Saturday 9 March 2013

Oh OBR ed

After accusing There Is No Alternative (TINA) of being pretty deaf, turns a blind eye and does do what she says she will do, today I must add misrepresentation.

The Office of Budget Responsibility (OBR) has written to the Prime Minister to tell him he has misrepresented the commentary offered in regard to the government policies on the economic handling of the economy.

The OBR was constituted by this government and has constantly over estimated the level of growth in the economy, so perhaps it is unusual for OBR to correct the impression made by the prime Minister.

It seems logical, that if you take money out of the economy, higher taxes and you cut spending by the government, removing wages and supply chain and you do nothing about rising food and utility costs, you end up with less spending and the economy slows, to quote Nick Clegg (1.5.2010), "his 8 year old son could be able to work this out -- you shouldn't start slamming on the brakes when the economy is barely growing. If you do that you create more joblessness, you create heavier costs on the state, the deficit goes up even further and the pain with dealing with it is even greater. So it is completely irrational."

Who says Nick Clegg always get it wrong, he was right then so why did the Lib Dems support a policy he knew would result in the current situation where the OBR rebuts the Prime Minister?

The OBR says “it is important to point out that every forecast published by the OBR since June 2010 has incorporated the widely held assumption that tax increases and spending cuts reduce economic growth in the short term”. We believe that fiscal consolidation measures have reduced economic growth over the past couple of years.”

It is worth noting that since the Conservative Lib Dem government first budget in June 2010 the countrys GDP has fallen by 6%, this due to the governments policy.

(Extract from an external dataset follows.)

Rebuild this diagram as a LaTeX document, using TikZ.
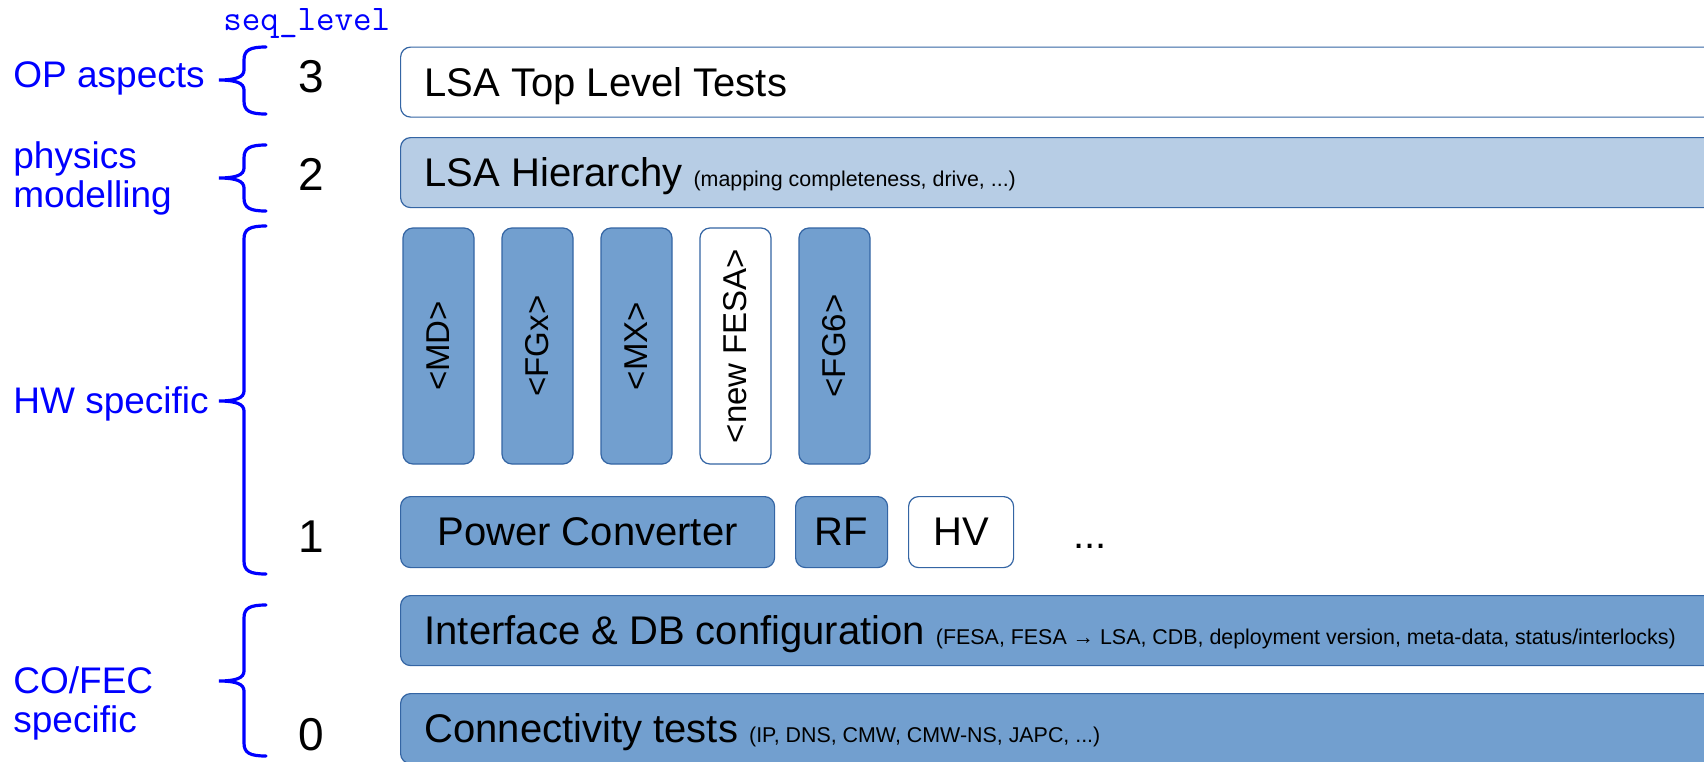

Some economists have argued the OBR underestimated the negative impact of the cuts, particularly its cuts to infrastructure spending, which has been slashed by 40 per cent over the past two years. Senior economists from the International Monetary Fund argue that many forecasters – including itself – misjudged the size of these so-called “fiscal multipliers” three years ago

We can only hope that David Cameron MP is spinning his own policy, if he actually believes that raising taxes, cutting spending and allowing inflation through a devalued currency will not adversly affect growth then we are really in trouble.